Saxsons Group

Knowledge Hub · Saxsons Foot-Operated Waste Bin

All-side Pb shielding + foot-pedal hands-free deposit — the radiopharmacy waste-bin design.

The waste bin sits in the hot lab across the full shift and is approached from any angle. Pb shielding on every face including the lid bounds the operator-facing dose-rate at any standing position; the foot-pedal lid breaks the hand-to-surface contamination path. This page is the design rationale.

Why this matters

Five things the waste-bin design tells you

All-side + lid shielding

Why a waste bin needs Pb on every face including the lid

Unlike a bench shield where the operator stands in a known position, the waste bin is approached from any angle in the hot lab — the operator drops waste from the dispense bench side, the cleaning staff lifts the polybag from another side. Lead shielding on the body, the base AND the lid means the operator-facing dose-rate is bounded regardless of standing position. The AERB envelope holds across the shift no matter where the staff member is in the room.

Source: AERB Safety Code for Nuclear Medicine Facility; ICRP Publication 103.

Foot-pedal hands-free deposit

Why a contact-free lid mechanism breaks the contamination path

The hand that just dispensed a radiopharmaceutical may carry trace contamination — droplet residue, gloved-finger contact at the syringe neck. A foot-pedal lid means the operator does not touch the lid surface during waste deposit. The hand-to-surface contamination path is broken; the daily lid-decontamination wipe-down covers any incidental aerosol contribution. Compared to a hand-operated lid or a lift-off cap, foot-pedal cuts a measurable share of cumulative hand-contamination events across the shift.

Source: AAPM Report 88; IAEA Operational Guidance on Hospital Radiopharmacy.

Pb tier per dispense class

Why 3 / 6 / 12 / 25 mm tracks SPECT / I-131 / PET / Lu-177

Solid waste from the dispense workflow carries residual radiopharmaceutical activity on swabs, syringe outers, gloves and dispensing paper. Tc-99m drops to negligible inside the bin within 72 h; F-18 inside 18 h. Lu-177 theranostic waste needs ~ 67 days.

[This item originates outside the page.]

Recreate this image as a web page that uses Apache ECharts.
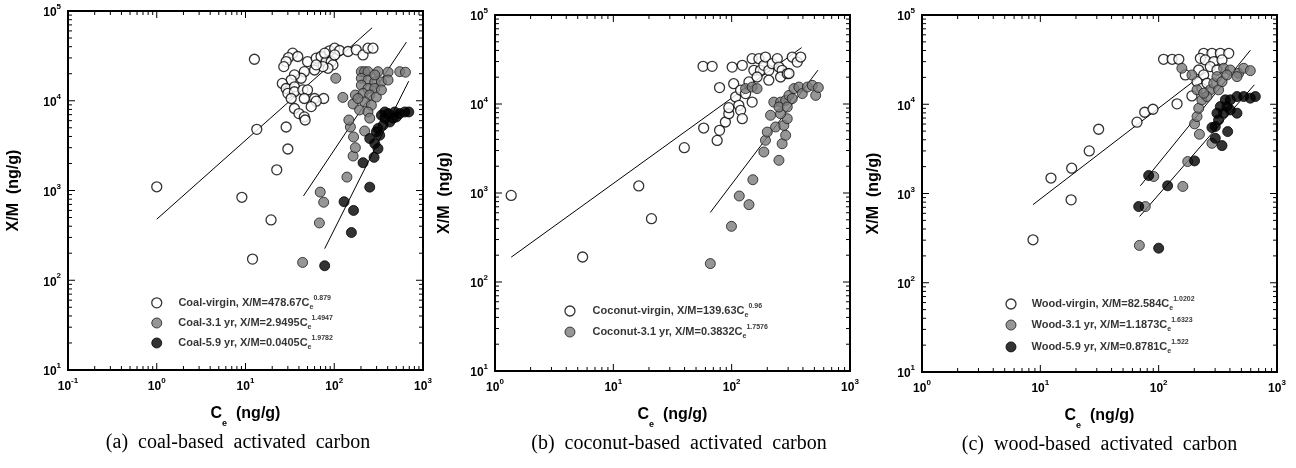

The Pb tier choice is what keeps the bench-side dose-rate inside envelope across the half-life window before the bin is emptied to the decay drum.

Source: NIST XCOM cross-section database; NCRP Report 49; AERB framework.

Wheel-mounted high-shielding tier

Why mobility matters at the 12 mm Pb tier

A 12 mm Pb waste bin weighs significantly more than a 3 mm bin — the shielding mass scales with the wall thickness. Manual lift-carry of the high-shielding tier risks operator wrist / back injury and breaks the radiation-safety SOP for personal-handling distance from contaminated waste. The wheel-mounted variant lets the staff push the bin to the decay-store without lifting; the lockable castors keep it in place during use.

Source: IAEA SRS 38; manual-handling occupational-safety framework.

Decay-store routing

Why the waste-bin is one node in the documented end-to-end chain

After the shift, the lifted polybag from the waste bin transfers to the Saxsons decay drum (matched Pb tier) for the half-life-based hold (10 half-lives = ~ 0.1 % residual) before the final transfer to the biomedical-waste chain under the CPCB Bio-Medical Waste Management Rules. The waste-bin → decay-drum → biomedical-waste handoff is the documented chain that the AERB licence-renewal audit follows.